New Standard for Judging "Collective Dominance" Cases
Under EU law, a transaction is unlawful if it will "create or strengthen a dominant position" in a relevant market. In this case, the Commission did not allege that Airtours/First Choice alone would have had a "dominant position;" rather, the Commission contended that the transaction would enable the three largest tour operators to engage in "collectively dominant" behaviour by reducing capacity, and raising prices, of short-haul package tours. The "collective dominance" theory is similar to the "coordinated effects" theory used in the US to judge mergers which significantly increase concentration in a highly concentrated market. The EC-developed theory has been controversial since the EC Merger Regulation, read literally, would seemingly only prohibit mergers that create a "dominant position" in a single firm.
While the Court has previously upheld the validity of the "collective dominance" theory, the Airtours decision sets a markedly higher evidentiary standard for its application in any particular case. To prohibit a transaction under this theory, the Court held that the Commission must have "convincing evidence" that the transaction will have the "direct and immediate effect" of enabling the merging parties and their competitors to "adopt a common policy on the market" which will "significantly and lastingly impede competition in the relevant market." For "collective dominance" to be found in any particular case, the Commission must establish that each of the following criteria are met: (1) there must be sufficient "market transparency" so that each member of the dominant oligopoly has "the ability to know how the other members are behaving in order to monitor whether or not they are adopting the common policy;" (2) there must be a means for other oligopoly members to "retaliate" against any departures from the common policy, so that members have an "incentive not to depart from the common policy;" and (3) the Commission must show that the "foreseeable reaction of current and future competitors, as well as consumers, would not jeopardize the results expected from the common policy." These criteria are similar to those in the US Merger Guidelines, which state that, in evaluating whether a merger will increase the likelihood of post-merger coordination among industry members, it is important to consider how likely each competitor could "detect" and "punish" deviations from the coordinated conduct and how likely new entry/expansion by others would defeat any anti-competitive coordination.
Court Rules New Standard Not Met in this Case
The Court reviewed in detail the Commission's findings and concluded that it failed to establish any of the three "collective dominance" criteria, focusing principally on the first and third criteria.

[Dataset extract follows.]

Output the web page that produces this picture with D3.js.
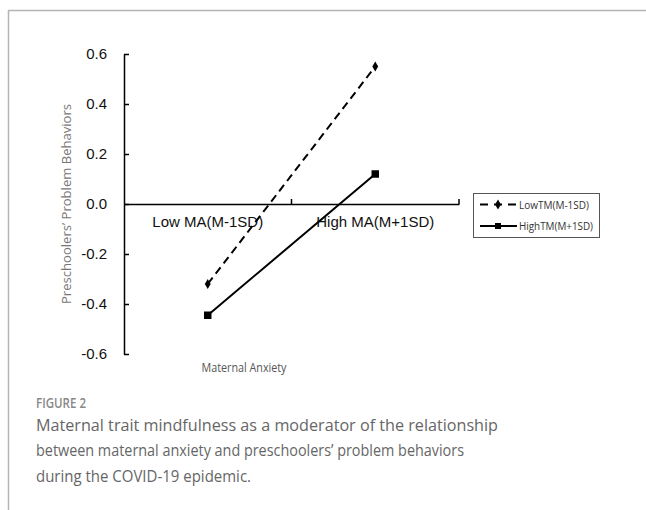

On the issue of "market transparency," the Court ruled that conditions in the package tour industry made it difficult for one tour operator to know what capacity others had planned. The Court found that "the complexity of the capacity planning procedure" would be a "major obstacle" to any tacit coordination. The Court also found that demand for package tours was growing and that demand on any particular route is volatile and that these demand conditions are "evidence that the market is competitive and militates against any finding of collective dominance." The Court rejected the Commission's findings that tour operators depend on each other for airline seats and use the same hotels. Thus, the Court determined that the package tour market was not transparent and that any deviations from coordinated behavior would not be easily detected by rivals.
The Court also ruled that any attempted post-acquisition coordination would be defeated by new entry/expansion by smaller UK tour operators or by foreign tour operators. The Court found that several of the smaller UK tour operators had stated an intent to expand; that many of them already served the most popular destinations (including Spain and the south of France); that smaller firms had access to seats on scheduled airlines or foreign airlines and thus need not have their own aircraft; that brokers would facilitate the sale of tour packages by smaller firms; and that hotels charged the same prices to smaller operators as to larger operators. On this basis, the Court concluded that any attempt to exercise "collective dominance" would be defeated by tour package sales by small or foreign tour operators.
The Airtours decision provides a roadmap of evidence that needs to be established by the Commission to sustain a merger challenge premised upon the "collective dominance" theory. Correspondingly, it provides considerable guidance to merging companies as to the facts that need to be developed to avoid application of the more restrictive doctrine. Specifically, facts should be developed to establish as many of the following market characteristics as possible:
- That the "relevant market" includes many firms other than the merging parties. To avoid having the market defined narrowly to exclude other competitors, it will be important to show that the other - often smaller - rivals are seeking to serve the same customers as the merging parties with products priced at approximately the same level. (In Airtours, the market was defined to exclude "long-haul" package tours because they were often sold to different customer groups, and generally priced twice as much, as the "short-haul" tours);
- That the market is currently performing competitively (in Airtours, the Court relied heavily on a report showing that the package tour market had been performing competitively) - this would include evidence of competitive prices (relative to costs), volatility of market shares, the frequency of new product offerings or other innovations and new entry or expansion by smaller competitors;
- That products in the market are differentiated (by price, positioning, performance, etc.) - such that any coordinated conduct would need to maintain agreements covering a wide range of competitive factors;
- That demand in the market is increasing - which should give members of any alleged oligopoly the incentive to cheat and which would encourage new entry;
- That pricing and output decisions are complex - requiring that each firm make its own assumptions, and undertake detailed analysis, of likely future demand conditions and costs;
- That customers are sophisticated/knowledgeable and would likely be able to detect attempted anti-competitive conduct and be able to protect themselves by switching to smaller competitors, or competitors in adjacent markets;
- That sales are made infrequently and/or in large quantities - thus incentivising companies to cheat on any coordination;
- That smaller firms, or firms in adjacent markets, would be able to expand capacity and take sales from larger competitors; and
- That the acquired firm is not a pricing "maverick" or a particularly innovative firm.